Donald Campbell CBE
23 March 1921 – 4 January 1967
Gina’s father, Donald Campbell was born on 21st March 1921 at Povey Cross, Horley in Surrey. He was christened Donald as a tribute to Donald Hay, the great friend of Donald’s father, Sir Malcolm Campbell. Sir Malcolm was a national hero and international celebrity of his era: he broke 13 world speed records in the 1920s and 30s in his famous Bluebird cars and boats. Tough and controlling, he was a hard act for anyone to follow. Yet, Donald was to follow in his father’s footsteps to eventually exceed his heroism and celebrity.
Donald Campbell attended the British public school at Uppingham, where he supplemented his tuck money by selling photos of his famous father. At the outbreak of World War II, he volunteered for the Royal Air Force, as he was passionately keen to become a fighter pilot. He was accepted, but was subsequently rejected by the Medical Board, due to the legacy of rheumatic fever from his childhood. Although he flew Lysanders as a ferry pilot for the RAF, he left with his dreams of becoming a fighter pilot in tatters, to join a firm which had invented a secret device to be used in the defence of airfields. He stayed on the ground, ironically checking equipment that was to protect Fighter Command.
Following his father’s death in 1948 and aided by Sir Malcolm’s chief engineer, Leo Villa (who was christened “Unc” by Gina) Donald chased speed records on land and water. Gregarious and charming, Donald’s other pursuits were altogther less mechanical…
Donald’s only child Georgina (Gina) Campbell was born to his first wife, Daphne Harvey, in 1946. After the marriage broke down, Gina was placed in a boarding school. In 1952, Donald married Dorothy McKegg, at which point Gina was brought back to live at the family home. “Dorothy was the first lady in my life,” writes Gina in her autobiogaphy, describing her step mother as the person who unlocked her from a lonely childhood.

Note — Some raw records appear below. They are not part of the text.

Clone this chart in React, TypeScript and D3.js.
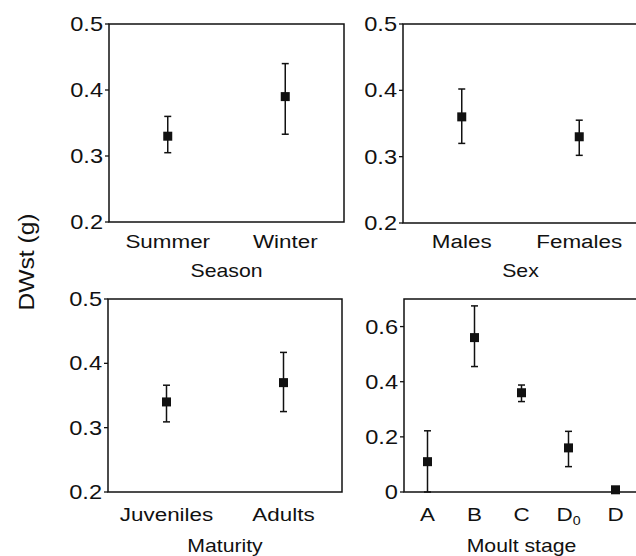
import React from "react";
import * as d3 from "d3";

const seasonCats = ["Summer", "Winter"];
const seasonMean = [0.33, 0.39];
const seasonHi = [0.36, 0.44];
const seasonLo = [0.305, 0.333];

const sexCats = ["Males", "Females"];
const sexMean = [0.36, 0.33];
const sexHi = [0.402, 0.355];
const sexLo = [0.32, 0.302];

const maturityCats = ["Juveniles", "Adults"];
const maturityMean = [0.34, 0.37];
const maturityHi = [0.366, 0.417];
const maturityLo = [0.309, 0.325];

const moultCats = ["A", "B", "C", "D0", "D"];
const moultMean = [0.11, 0.56, 0.36, 0.16, 0.008];
const moultHi = [0.222, 0.675, 0.388, 0.22, null];
const moultLo = [0.0, 0.455, 0.328, 0.092, null];

const ticksA = [0.2, 0.3, 0.4, 0.5];
const ticksMoult = [0, 0.2, 0.4, 0.6];

const FONT = "'Liberation Sans', Arial, Helvetica, sans-serif";
const SX = 1.18;

type PanelProps = {
  x0: number; x1: number; y0: number; y1: number;
  domain: [number, number];
  ticks: number[];
  cats: string[];
  mean: number[];
  hi: (number | null)[];
  lo: (number | null)[];
  title: string;
  fmt: (v: number) => string;
  closeRight: boolean;
  labOff: number;
  titleOff: number;
};

function STxt(props: { x: number; y: number; anchor: string; size: number; children: React.ReactNode }) {
  return (
    <text
      transform={`translate(${props.x},${props.y}) scale(${SX},1)`}
      textAnchor={props.anchor}
      fontSize={props.size}
      fontFamily={FONT}
      fill="#111"
    >
      {props.children}
    </text>
  );
}

function Panel(p: PanelProps) {
  const y = d3.scaleLinear().domain(p.domain).range([p.y1, p.y0]);
  const x = d3.scaleBand<string>().domain(p.cats).range([p.x0, p.x1]).padding(0);
  const cx = (c: string) => (x(c) as number) + x.bandwidth() / 2;
  const ms = 9;
  const cap = 3.5;
  return (
    <g>
      {p.closeRight ? (
        <rect x={p.x0} y={p.y0} width={p.x1 - p.x0} height={p.y1 - p.y0} fill="none" stroke="#111" strokeWidth={1.5} />
      ) : (
        <path d={`M${p.x1 + 10},${p.y0}H${p.x0}V${p.y1}H${p.x1 + 10}`} fill="none" stroke="#111" strokeWidth={1.5} />
      )}
      {p.ticks.map((t) => (
        <g key={t}>
          <line x1={p.x0 - 4} x2={p.x0} y1={y(t)} y2={y(t)} stroke="#111" strokeWidth={1.3} />
          <STxt x={p.x0 - 6} y={y(t) + 7} anchor="end" size={20}>{p.fmt(t)}</STxt>
        </g>
      ))}
      {p.cats.map((c, i) => (
        <g key={c}>
          {p.hi[i] !== null && p.lo[i] !== null && (
            <g stroke="#111" strokeWidth={1.5}>
              <line x1={cx(c)} x2={cx(c)} y1={y(p.hi[i] as number)} y2={y(p.lo[i] as number)} />
              <line x1={cx(c) - cap} x2={cx(c) + cap} y1={y(p.hi[i] as number)} y2={y(p.hi[i] as number)} />
              <line x1={cx(c) - cap} x2={cx(c) + cap} y1={y(p.lo[i] as number)} y2={y(p.lo[i] as number)} />
            </g>
          )}
          <rect x={cx(c) - ms / 2} y={y(p.mean[i]) - ms / 2} width={ms} height={ms} fill="#111" />
          {c === "D0" ? (
            <text
              transform={`translate(${cx(c)},${p.y1 + p.labOff}) scale(${SX},1)`}
              textAnchor="middle"
              fontSize={19}
              fontFamily={FONT}
              fill="#111"
            >
              D<tspan fontSize={12} dy={4}>0</tspan>
            </text>
          ) : (
            <STxt x={cx(c)} y={p.y1 + p.labOff} anchor="middle" size={19}>{c}</STxt>
          )}
        </g>
      ))}
      <STxt x={(p.x0 + p.x1) / 2} y={p.y1 + p.titleOff} anchor="middle" size={18}>{p.title}</STxt>
    </g>
  );
}

export default function App() {
  const f1 = (v: number) => d3.format(".1f")(v);
  const f2 = (v: number) => (v === 0 ? "0" : d3.format(".1f")(v));
  return (
    <svg width={636} height={556} style={{ position: "absolute", left: 0, top: 0, background: "#fff" }}>
      <rect width={636} height={556} fill="#fff" />
      <Panel x0={109} x1={344} y0={24} y1={222} domain={[0.2, 0.5]} ticks={ticksA}
        cats={seasonCats} mean={seasonMean} hi={seasonHi} lo={seasonLo} title="Season" fmt={f1} closeRight={true} labOff={26} titleOff={55} />
      <Panel x0={403} x1={638} y0={24} y1={223} domain={[0.2, 0.5]} ticks={ticksA}
        cats={sexCats} mean={sexMean} hi={sexHi} lo={sexLo} title="Sex" fmt={f1} closeRight={false} labOff={25} titleOff={54} />
      <Panel x0={108} x1={342} y0={299} y1={492} domain={[0.2, 0.5]} ticks={ticksA}
        cats={maturityCats} mean={maturityMean} hi={maturityHi} lo={maturityLo} title="Maturity" fmt={f1} closeRight={true} labOff={29} titleOff={60} />
      <Panel x0={404} x1={639} y0={299} y1={492} domain={[0, 0.7]} ticks={ticksMoult}
        cats={moultCats} mean={moultMean} hi={moultHi} lo={moultLo} title="Moult stage" fmt={f2} closeRight={false} labOff={29} titleOff={60} />
      <text transform="translate(34,262) rotate(-90) scale(1.12,1)" textAnchor="middle" fontSize={22} fontFamily={FONT} fill="#111">
        DWst (g)
      </text>
    </svg>
  );
}
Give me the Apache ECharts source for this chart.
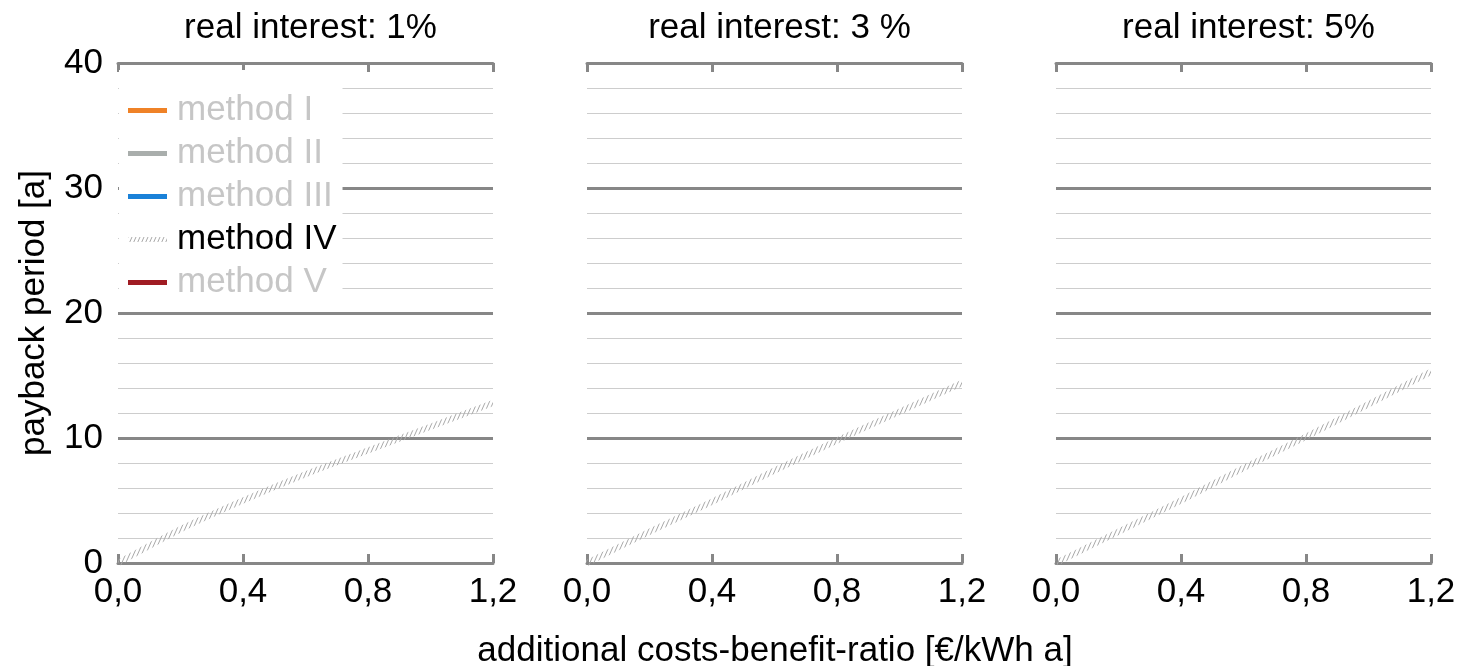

Sadly, this marriage was not to last either. In 1958, when Gina was twelve, he married for the third time. Tonia Bern, the Belgian cabaret artiste, remained Donald’s wife until his death in 1967.
Donald Campbell attempted to break his own speed record a little over two years later, on 4 January 1967.
A split second before his jet-powered boat, the Bluebird K7, broke the record, travelling at more than 300mph (483km/h) on Coniston Water, the boat’s nose lifted and it was catapulted 50ft (15m) into the air.
Donald was killed instantly as the boat hit the water and disintegrated. He was 46 years old. His body was not recovered for another 34 years, in 2001. His remains were buried near Coniston Water.
Donald Campbell is still the only person to break both land and water speed records in the same year. He remains the last British man to break the world water speed record. In 1978, it passed to Australia, when Ken Warby reached a speed of 317.6mph (511.1km/h).
A national hero
Immortalised via his early death, Donald Campbell became a national hero. As Gina herself often remarks, it is her father’s untimely death which seals his fame and heroism. The images of the fatal crash on Coniston Water on 4th January 1967 mark a passage of British history as gallant as any military action. Indeed, nothing embodies British heroism so well as one who dies when striving for national glory. In this respect, Donald Campbell stands alongside fellow flag-bearers Horatio Nelson and Scott of the Antarctic, in paying the ultimate price for patriotism.